BM REFORMU HEP GÜNDEMDE
BM reformu hakkında da konuşan Gül, "BM'nin reform edilmesi çok konuşulan meselelerden biri. Yapısı bugünkü dünyaya göre değil, 2. Dünya Savaşı sonrası durumu yansıtıyor. Bugün BM Güvenlik Konseyi'nin 5 daimi üyesinden daha güçlü ülkeler var. Ayrıca coğrafi, kültürel, dini açıdan dünyayı temsil etmiyor. Reformu için çalışan birçok grup var. Biz de bunların içindeyiz. Ama bir kilitlenme var. Ancak yapısı sorunlu da olsa, beğenilmeyen kanunların son tahlilde geçerli olması gibi bu yapının şartlarına uygun hareket etmek gerek." dedi ve ekledi:
"BM'nin dünya vicdanında çok itibar kaybı oldu. Güvenlik Konseyi'nden bazı konularda oy birliğiyle karar çıkması imkansız hale geldiği için uluslararası hukuk atlanıyor ve meşruiyet ilkesi öne çıkıyor. Balkanlarda olan buydu. Evet uluslararası hukuka uygun değil ama bu katliamlar devam mı etsin? Dünyada oluşan vicdani kanaatlere göre belli ülkelerin koalisyonu harekete geçiyor. Bazı ülkeler, birgün bana da uygulanır diye buna karşı çıkıyor. Bugün askeri müdahaleye karşı çıkan bazı ülkeler de bir bakıyorsun dün askeri müdahalenin en sertini kendisi yapmış."
İSLAM DÜNYASI SORUNLARINI ÇÖZECEK OLGUNLUKTA DEĞİL
Suriye, Mısır gibi krizlerde BM gibi İslam dünyasının örgütleri de çaresiz değil mi sorusuna da değinen Cumhurbaşkanı Gül, "İslam dünyasındaki kuruluşlar hem etkisiz hem de içlerinde bölünmeler var.

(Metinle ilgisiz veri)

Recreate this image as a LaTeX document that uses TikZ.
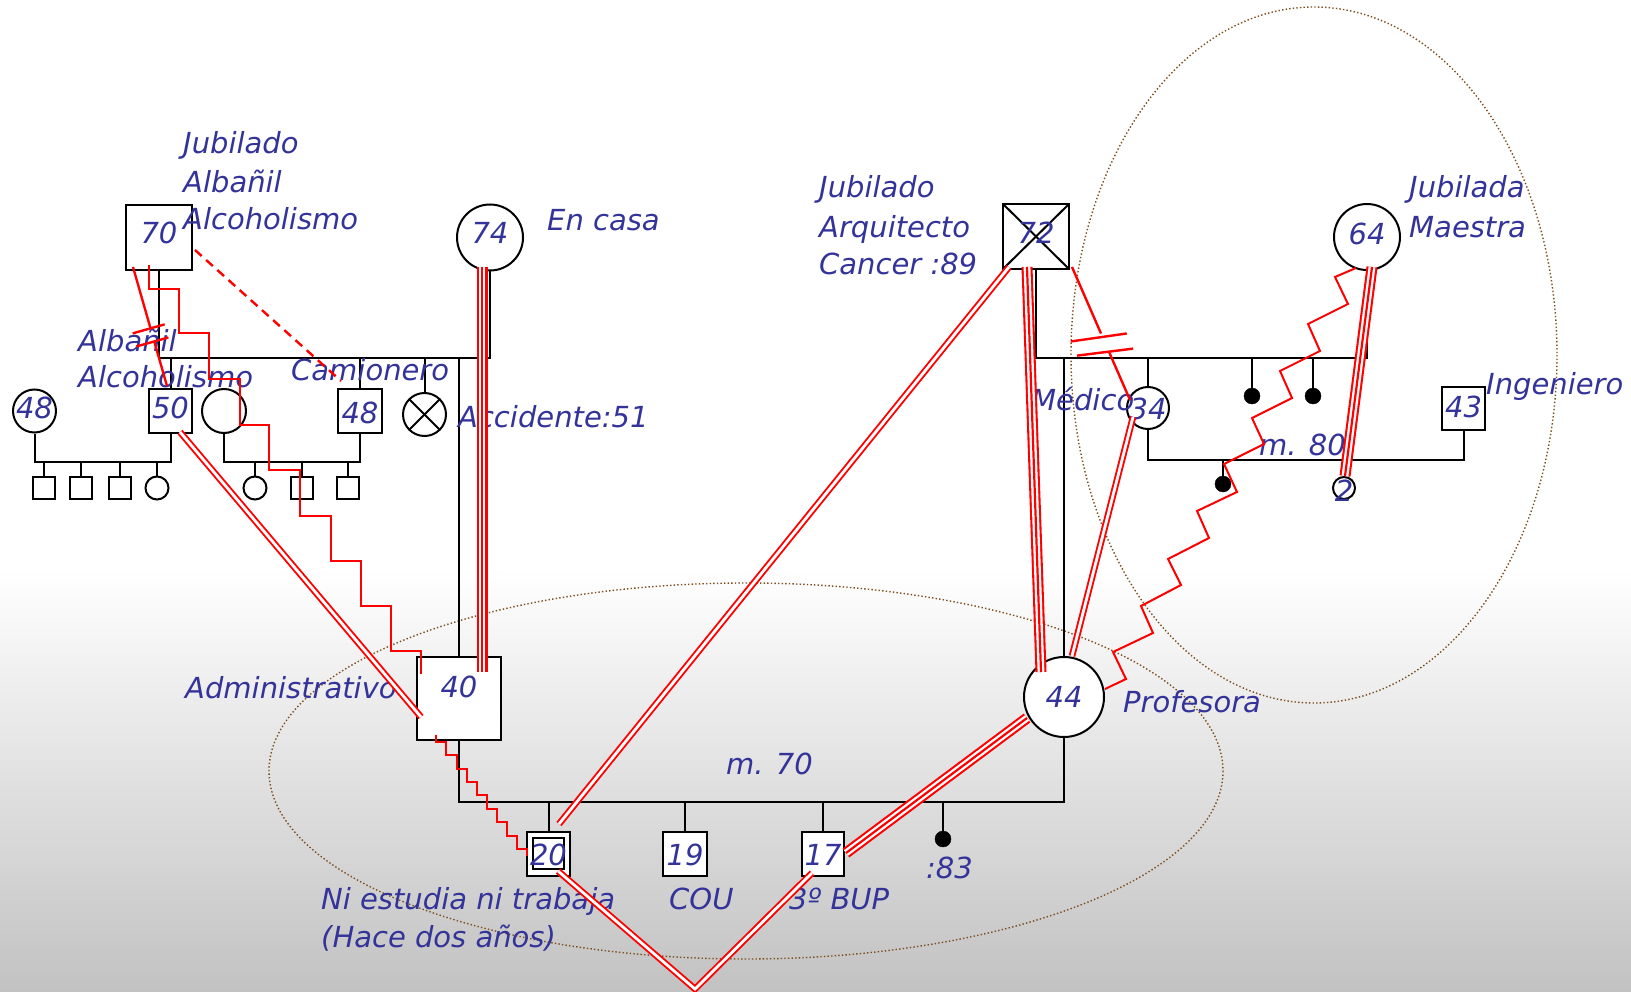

En son Suriye ve Mısır krizlerinde bölünme içinde bölünmeler oldu. Halbuki önemli olan, problemin ortaya çıkmasını engellemek. Önleyici tedbirler almak. Batı çok acılar çekti, çok kan döktü ama sonunda problemleri önleyici bir diplomasi geliştirdiler. Helsinki'de oturup belli değerler, mekanizmalar geliştirdiler. Tabiiki bu, bir olgunluk gerektiriyor ve İslam dünyasında henüz yok. Böyle olunca problem ölümcül noktaya geliyor. Türkiye'nin arabuluculuk, kolaylaştrıcılık faaliyetlerimiz bu yüzden son 10 yılda çok yoğunlaşmıştır. İslam dünyasındaki sorun, nihayetinde liderlerle ilgili. Kendi ülkesindeki transformasyona öncülük etmek, dünyayı ve geleceği iyi okumak yerine önce halkı kandırmaya, olmazsa ezmeye çalışınca olmuyor. Çamura saplanmamak önemli, girdikten sonra her tarafına bulaşıyor. Kan dökülüyor. Olan, halklara oluyor. Ancak İslam dünyası korku duvarlarını aştı. Onun için ne olursa olsun geri dönüş olmaz. Sancılar çekildikten sonra bir yere ulaşılacak önemli olan öngörüp az maliyetle oraya ulaşmak. Yoksa bedeli ağır olur." ifadelerini kullandı.
MEZHEPÇİLİK HEM TUZAK HEM İLKELLİK
"Avrupa'nın orta çağda yaşadığını İslam dünyası şimdi yaşıyor. Sünni bir lider, diktatör olacak ses çıkarmayacaksın. Hak hukuk bilen Şii ile mezhebi yüzünden savaşacaksın. Ya da bir Şii her türlü gaddarlığı yapacak, sadece Şiilik adına onu tutacaksın. Bunlar ilkelliğin göstergesi." şeklinde konuşan Cumhurbaşkanı, "Bu büyük bir tuzak. Bütün Orta Doğu için. Ayrıca bu grupların kendi içinde de bölünmeler var. Sünnilik içinde 3-4 parça çıktı. Ama bu bir iklim meselesi. Öncelikle o iklimi oluşturmamak gerekir. Onun için liderliklerin rolü çok büyük. O iklim oluşunca kutuplaşma ve cepheleşme hemen ortaya çıkıyor. Cepheler içinde cepheler doğuyor. Onun için bu tip şeylere girmeden önce çok düşünmek, her türlü çareyi denemek gerekiyor. Böyle bir ortama sürüklenmemek gerek." sözleriyle mezhepçilik sorununa dikkat çekti.